Closed shizhediao closed 4 years ago

shizhediao commented 4 years ago

❓ Questions and Help

Hi thanks for your great work! I am really frustrated recently because I am trying to move a GPU-based model to TPU to get speed up. The model is BigGAN implemented by PyTorch. I use v3-8 and xla-1.5 (also tried nightly), but a really strange problem is hbm OOM. I think my machine has 60GB memory but when I am monitoring the training process, I found that it will get a so long error message when exceeds 16 GB memory.

To help you get a overview of my machine, I tried this: free -h and got
total used free shared buff/cache available Mem: 58G 9.2G 26G 12M 23G 49G Swap: 0B 0B 0B

When I type this command: cat /proc/cpuinfo | grep processor | wc -l I got 16.

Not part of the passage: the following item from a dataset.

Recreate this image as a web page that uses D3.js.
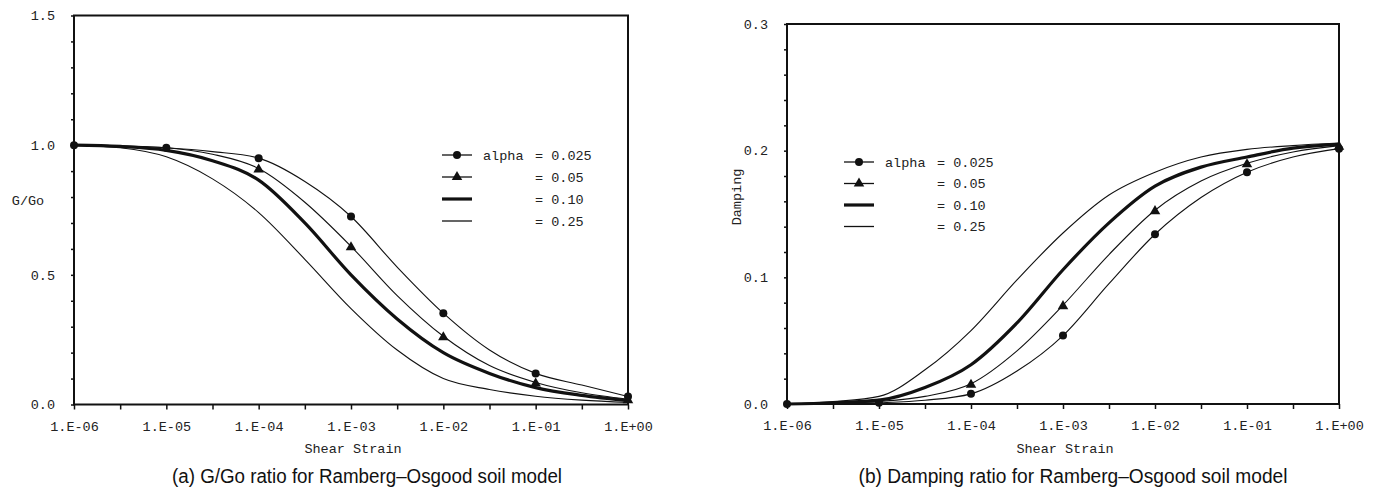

Could you help me figure out the problem? Thanks so much!

image

shizhediao commented 4 years ago

By the way, my dataset is a tiny part of ImageNet (just 2000 images). And I could successfully train my model when I set batchsize=1. However, when I set batchsize=8 or 16, it failed with hbm oom. I use v3-8 and the machine type is n1-standard-16.

dlibenzi commented 4 years ago

There is nothing much "strange" in HBM OOM. HBM is device memory, so host memory does not count. It is also impossible to debug from screenshots. If you create a Colab following these guidelines we could take a look:

https://github.com/pytorch/xla/blob/master/contrib/colab/issue-report.ipynb

But, from what I understand, your model might just be too big.

shizhediao commented 4 years ago

There is nothing much "strange" in HBM OOM. HBM is device memory, so host memory does not count. It is also impossible to debug from screenshots. If you create a Colab following these guidelines we could take a look:

https://github.com/pytorch/xla/blob/master/contrib/colab/issue-report.ipynb

But, from what I understand, your model might just be too big.

Thanks for your reply. I'm sorry and could you tell me the difference between device and host? Currently, I just have one VM and one corresponding TPU machine. I will follow the guidelines and create a Colab. Thanks again!

dlibenzi commented 4 years ago

Device memory (what we refer to as HBM) is the memory on the TPU device. In TPU v3-8 there are 8 cores each with 16GB of HBM. That does not mean there are 128GB available in a single memory space, as devices can only access memory that is attached to them. Host memory is the memory of your Cloud VM, where the OS and userspace programs live.

shizhediao commented 4 years ago

Device memory (what we refer to as HBM) is the memory on the TPU device. In TPU v3-8 there are 8 cores each with 16GB of HBM. That does not mean there are 128GB available in a single memory space, as devices can only access memory that is attached to them. Host memory is the memory of your Cloud VM, where the OS and userspace programs live.

Got it. Thanks so much!

stale[bot] commented 4 years ago

This issue has been automatically marked as stale because it has not had recent activity. It will be closed if no further activity occurs. Thank you for your contributions.